Again this is a big one for families.
Usually, this type of going overboard is about control.
If you are trying to control or run someone else’s life for them, I doubt that you are giving off a caring vibe.
Being overcritical or judgmental – also not a great way of showing you care.
You don’t show interest in a person by constantly telling them all the things they are doing wrong and indicating they are not good enough.
Constructive criticism can be helpful; controlling criticism meant to hurt people is not.
I do understand that the level of influence and interest within families can be different within different cultures and it is something that each individual needs to consider in their own life and circumstances.
Related post – You Are Enough
20. Help out and get involved
Showing you care about someone isn’t all about the way we communicate, you need to get in and help people as well.
Help out when you can but remember this isn’t just about helping with chores and tasks.
Participating in someone’s life is a great way of showing you are interested in it.
I remember at one of my earlier jobs, I was at a morning tea and one of the younger girls was talking about how her parents used to go to all of her sporting events and get involved in things that she was interested in. She made a comment about forgetting that her parents had lives of their own.
This simple comment shocked me as I grew up in a very different generation. My life revolved around my parents not the other way around. I grew up in the ‘children should be seen and not heard’ era.
I wish my parents had talked to me more. I wish they had shown more of an interest in my life back then.
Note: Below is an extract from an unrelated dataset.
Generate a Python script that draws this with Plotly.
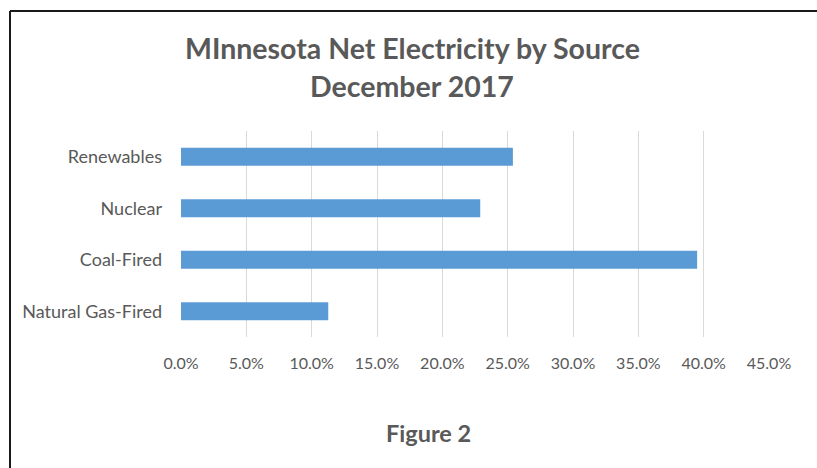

With that said, we can’t change the past, so my focus is on improving the great relationships I have in my life now.
Telling people you love them is important but if you don’t show an interest in their lives and show them that you care, they may not feel very loved.
If you are going to have close relationships with your friends and family, it helps a hell of a lot if you show interest in their lives.
Show a genuine interest in the lives of the people you love and watch your relationships grow.